WHAT TO WORK ON:
Omit all images. Transcribe the rest of the material below exactly.

SUPPLIED INFORMATION:
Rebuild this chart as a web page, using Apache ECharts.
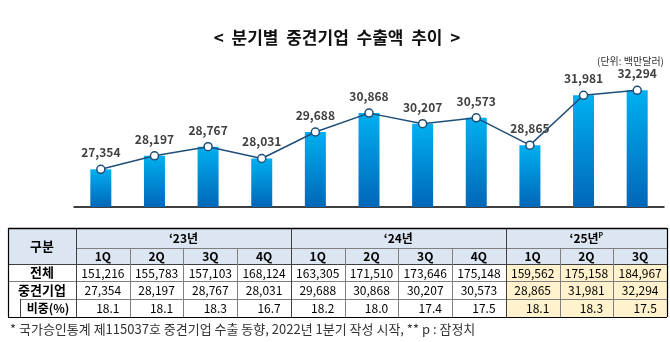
<!DOCTYPE html>
<html><head><meta charset="utf-8">
<script src="https://cdn.jsdelivr.net/npm/echarts@6/dist/echarts.min.js"></script>
<style>html,body{margin:0;padding:0;background:#fff}#c{width:670px;height:342px}</style>
</head><body><div id="c"></div>
<script>
// ---- data ----
const categories = ['23-1Q','23-2Q','23-3Q','23-4Q','24-1Q','24-2Q','24-3Q','24-4Q','25-1Q','25-2Q','25-3Q'];
const quarterLabels = ['1Q','2Q','3Q','4Q','1Q','2Q','3Q','4Q','1Q','2Q','3Q'];
const yearLabels = ['‘23년','‘24년','‘25년'];
const yearSpans = [4, 4, 3];
const midsizeExports = [27354,28197,28767,28031,29688,30868,30207,30573,28865,31981,32294];
const totalExports = [151216,155783,157103,168124,163305,171510,173646,175148,159562,175158,184967];
const sharePct = ['18.1','18.1','18.3','16.7','18.2','18.0','17.4','17.5','18.1','18.3','17.5'];
const rowLabels = ['전체','중견기업','비중(%)'];
const titleText = '<  분기별  중견기업  수출액  추이  >';
const unitText = '(단위: 백만달러)';
const footText = '* 국가승인통계 제115037호 중견기업 수출 동향, 2022년 1분기 작성 시작, ** p : 잠정치';

// ---- layout ----
const FONT = "'Noto Sans CJK KR', 'Noto Sans', sans-serif";
const fmt = v => v.toLocaleString('en-US');
const TX0 = 8, TXL = 76, TX1 = 667;
const colW = (TX1 - TXL) / categories.length;
const rowsY = [228, 248, 264, 281, 299, 317];
const g = [];
const hdrBg = '#DCE6F2', yelBg = '#FFF2CC';
const inner = '#7F7F7F', outer = '#000';

// backgrounds
g.push({type:'rect', shape:{x:TX0, y:rowsY[0], width:TX1-TX0, height:rowsY[2]-rowsY[0]}, style:{fill:hdrBg}});
g.push({type:'rect', shape:{x:TXL+8*colW, y:rowsY[2], width:3*colW, height:rowsY[5]-rowsY[2]}, style:{fill:yelBg}});

function hl(x1,x2,y,c,w){g.push({type:'line', shape:{x1:x1,y1:y,x2:x2,y2:y}, style:{stroke:c,lineWidth:w||1}});}
function vl(x,y1,y2,c,w){g.push({type:'line', shape:{x1:x,y1:y1,x2:x,y2:y2}, style:{stroke:c,lineWidth:w||1}});}
function tx(x,y,t,size,bold,extra){g.push({type:'text', x:x, y:y, style:Object.assign({text:t, font:(bold?'bold ':'')+size+'px '+FONT, fill:'#000', align:'center', verticalAlign:'middle'}, extra||{})});}

// horizontal lines
hl(TXL, TX1, rowsY[1]+0.5, inner);
hl(TX0, TX1, rowsY[2]+0.5, '#404040');
hl(TX0, TX1, rowsY[3]+0.5, inner);
hl(20, TX1, rowsY[4]+0.5, inner);
// vertical lines
vl(TXL+0.5, rowsY[0], rowsY[5], '#404040');
vl(20.5, rowsY[4], rowsY[5], '#404040');
let acc = 0;
yearSpans.forEach((s,i) => {
  const xa = TXL + acc*colW;
  tx(xa + s*colW/2, (rowsY[0]+rowsY[1])/2, i === 2 ? '{a|'+yearLabels[i]+'}{p|P}' : yearLabels[i], 12, true,
     i === 2 ? {rich:{a:{font:'bold 12px '+FONT, fill:'#000'}, p:{font:'bold 7px '+FONT, fill:'#000', verticalAlign:'top', padding:[0,0,6,0]}}} : {});
  acc += s;
  if (i < yearSpans.length-1) vl(Math.round(TXL + acc*colW)+0.5, rowsY[0], rowsY[5], '#404040');
});
for (let i = 1; i < categories.length; i++) {
  if (i === 4 || i === 8) continue;
  vl(Math.round(TXL + i*colW)+0.5, rowsY[1], rowsY[5], inner);
}
// outer border
hl(TX0, TX1, rowsY[0]+0.5, outer, 1.5);
hl(TX0, TX1, rowsY[5]+0.5, outer, 1.2);
vl(TX0+0.5, rowsY[0], rowsY[5], outer, 1.2);
vl(TX1+0.5, rowsY[0], rowsY[5], outer, 1.2);

// header texts
tx((TX0+TXL)/2, (rowsY[0]+rowsY[2])/2, '구분', 13, true);
quarterLabels.forEach((q,i) => tx(TXL + (i+0.5)*colW, (rowsY[1]+rowsY[2])/2, q, 12, true));
tx((TX0+TXL)/2, (rowsY[2]+rowsY[3])/2, rowLabels[0], 13, true);
tx((TX0+TXL)/2, (rowsY[3]+rowsY[4])/2, rowLabels[1], 13, true);
tx((20+TXL)/2, (rowsY[4]+rowsY[5])/2, rowLabels[2], 12, true);
categories.forEach((c,i) => {
  const cx = TXL + (i+0.5)*colW;
  tx(cx, (rowsY[2]+rowsY[3])/2+0.5, fmt(totalExports[i]), 12, false);
  tx(cx, (rowsY[3]+rowsY[4])/2+0.5, fmt(midsizeExports[i]), 12, false);
  tx(cx+5, (rowsY[4]+rowsY[5])/2+0.5, sharePct[i], 12, false);
});
// title, unit, footnote
tx(337, 38, titleText, 17, true, {fill:'#111'});
tx(664, 61, unitText, 10, false, {align:'right', fill:'#333'});
tx(10, 329, footText, 13, false, {align:'left', fill:'#333'});

const chart = echarts.init(document.getElementById('c'), null, {renderer:'canvas'});
chart.setOption({
  animation:false,
  backgroundColor:'#fff',
  grid:{left:74, right:6, top:47, bottom:135, containLabel:false},
  xAxis:{type:'category', data:categories, axisLine:{lineStyle:{color:'#000', width:1.5}}, axisTick:{show:false}, axisLabel:{show:false}},
  yAxis:{type:'value', min:25000, max:35000, show:false, splitLine:{show:false}},
  series:[
    {type:'bar', data:midsizeExports, barWidth:21,
     itemStyle:{color:new echarts.graphic.LinearGradient(0,0,0,1,[{offset:0,color:'#00B0F0'},{offset:1,color:'#0066B8'}])}},
    {type:'line', data:midsizeExports, symbol:'circle', symbolSize:8,
     lineStyle:{color:'#1F4E79', width:1.5},
     itemStyle:{color:'#fff', borderColor:'#1F4E79', borderWidth:1.5},
     label:{show:true, position:'top', distance:6, color:'#404040', fontWeight:'bold', fontSize:12, fontFamily:FONT, formatter:p=>fmt(p.value)}}
  ],
  graphic:{elements:g}
});
</script></body></html>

OUTPUT FOR THIS EXERCISE:
Rebuild this chart as a web page, using Apache ECharts.
<!DOCTYPE html>
<html><head><meta charset="utf-8">
<script src="https://cdn.jsdelivr.net/npm/echarts@6/dist/echarts.min.js"></script>
<style>html,body{margin:0;padding:0;background:#fff}#c{width:670px;height:342px}</style>
</head><body><div id="c"></div>
<script>
// ---- data ----
const categories = ['23-1Q','23-2Q','23-3Q','23-4Q','24-1Q','24-2Q','24-3Q','24-4Q','25-1Q','25-2Q','25-3Q'];
const quarterLabels = ['1Q','2Q','3Q','4Q','1Q','2Q','3Q','4Q','1Q','2Q','3Q'];
const yearLabels = ['‘23년','‘24년','‘25년'];
const yearSpans = [4, 4, 3];
const midsizeExports = [27354,28197,28767,28031,29688,30868,30207,30573,28865,31981,32294];
const totalExports = [151216,155783,157103,168124,163305,171510,173646,175148,159562,175158,184967];
const sharePct = ['18.1','18.1','18.3','16.7','18.2','18.0','17.4','17.5','18.1','18.3','17.5'];
const rowLabels = ['전체','중견기업','비중(%)'];
const titleText = '<  분기별  중견기업  수출액  추이  >';
const unitText = '(단위: 백만달러)';
const footText = '* 국가승인통계 제115037호 중견기업 수출 동향, 2022년 1분기 작성 시작, ** p : 잠정치';

// ---- layout ----
const FONT = "'Noto Sans CJK KR', 'Noto Sans', sans-serif";
const fmt = v => v.toLocaleString('en-US');
const TX0 = 8, TXL = 76, TX1 = 667;
const colW = (TX1 - TXL) / categories.length;
const rowsY = [228, 248, 264, 281, 299, 317];
const g = [];
const hdrBg = '#DCE6F2', yelBg = '#FFF2CC';
const inner = '#7F7F7F', outer = '#000';

// backgrounds
g.push({type:'rect', shape:{x:TX0, y:rowsY[0], width:TX1-TX0, height:rowsY[2]-rowsY[0]}, style:{fill:hdrBg}});
g.push({type:'rect', shape:{x:TXL+8*colW, y:rowsY[2], width:3*colW, height:rowsY[5]-rowsY[2]}, style:{fill:yelBg}});

function hl(x1,x2,y,c,w){g.push({type:'line', shape:{x1:x1,y1:y,x2:x2,y2:y}, style:{stroke:c,lineWidth:w||1}});}
function vl(x,y1,y2,c,w){g.push({type:'line', shape:{x1:x,y1:y1,x2:x,y2:y2}, style:{stroke:c,lineWidth:w||1}});}
function tx(x,y,t,size,bold,extra){g.push({type:'text', x:x, y:y, style:Object.assign({text:t, font:(bold?'bold ':'')+size+'px '+FONT, fill:'#000', align:'center', verticalAlign:'middle'}, extra||{})});}

// horizontal lines
hl(TXL, TX1, rowsY[1]+0.5, inner);
hl(TX0, TX1, rowsY[2]+0.5, '#404040');
hl(TX0, TX1, rowsY[3]+0.5, inner);
hl(20, TX1, rowsY[4]+0.5, inner);
// vertical lines
vl(TXL+0.5, rowsY[0], rowsY[5], '#404040');
vl(20.5, rowsY[4], rowsY[5], '#404040');
let acc = 0;
yearSpans.forEach((s,i) => {
  const xa = TXL + acc*colW;
  tx(xa + s*colW/2, (rowsY[0]+rowsY[1])/2, i === 2 ? '{a|'+yearLabels[i]+'}{p|P}' : yearLabels[i], 12, true,
     i === 2 ? {rich:{a:{font:'bold 12px '+FONT, fill:'#000'}, p:{font:'bold 7px '+FONT, fill:'#000', verticalAlign:'top', padding:[0,0,6,0]}}} : {});
  acc += s;
  if (i < yearSpans.length-1) vl(Math.round(TXL + acc*colW)+0.5, rowsY[0], rowsY[5], '#404040');
});
for (let i = 1; i < categories.length; i++) {
  if (i === 4 || i === 8) continue;
  vl(Math.round(TXL + i*colW)+0.5, rowsY[1], rowsY[5], inner);
}
// outer border
hl(TX0, TX1, rowsY[0]+0.5, outer, 1.5);
hl(TX0, TX1, rowsY[5]+0.5, outer, 1.2);
vl(TX0+0.5, rowsY[0], rowsY[5], outer, 1.2);
vl(TX1+0.5, rowsY[0], rowsY[5], outer, 1.2);

// header texts
tx((TX0+TXL)/2, (rowsY[0]+rowsY[2])/2, '구분', 13, true);
quarterLabels.forEach((q,i) => tx(TXL + (i+0.5)*colW, (rowsY[1]+rowsY[2])/2, q, 12, true));
tx((TX0+TXL)/2, (rowsY[2]+rowsY[3])/2, rowLabels[0], 13, true);
tx((TX0+TXL)/2, (rowsY[3]+rowsY[4])/2, rowLabels[1], 13, true);
tx((20+TXL)/2, (rowsY[4]+rowsY[5])/2, rowLabels[2], 12, true);
categories.forEach((c,i) => {
  const cx = TXL + (i+0.5)*colW;
  tx(cx, (rowsY[2]+rowsY[3])/2+0.5, fmt(totalExports[i]), 12, false);
  tx(cx, (rowsY[3]+rowsY[4])/2+0.5, fmt(midsizeExports[i]), 12, false);
  tx(cx+5, (rowsY[4]+rowsY[5])/2+0.5, sharePct[i], 12, false);
});
// title, unit, footnote
tx(337, 38, titleText, 17, true, {fill:'#111'});
tx(664, 61, unitText, 10, false, {align:'right', fill:'#333'});
tx(10, 329, footText, 13, false, {align:'left', fill:'#333'});

const chart = echarts.init(document.getElementById('c'), null, {renderer:'canvas'});
chart.setOption({
  animation:false,
  backgroundColor:'#fff',
  grid:{left:74, right:6, top:47, bottom:135, containLabel:false},
  xAxis:{type:'category', data:categories, axisLine:{lineStyle:{color:'#000', width:1.5}}, axisTick:{show:false}, axisLabel:{show:false}},
  yAxis:{type:'value', min:25000, max:35000, show:false, splitLine:{show:false}},
  series:[
    {type:'bar', data:midsizeExports, barWidth:21,
     itemStyle:{color:new echarts.graphic.LinearGradient(0,0,0,1,[{offset:0,color:'#00B0F0'},{offset:1,color:'#0066B8'}])}},
    {type:'line', data:midsizeExports, symbol:'circle', symbolSize:8,
     lineStyle:{color:'#1F4E79', width:1.5},
     itemStyle:{color:'#fff', borderColor:'#1F4E79', borderWidth:1.5},
     label:{show:true, position:'top', distance:6, color:'#404040', fontWeight:'bold', fontSize:12, fontFamily:FONT, formatter:p=>fmt(p.value)}}
  ],
  graphic:{elements:g}
});
</script></body></html>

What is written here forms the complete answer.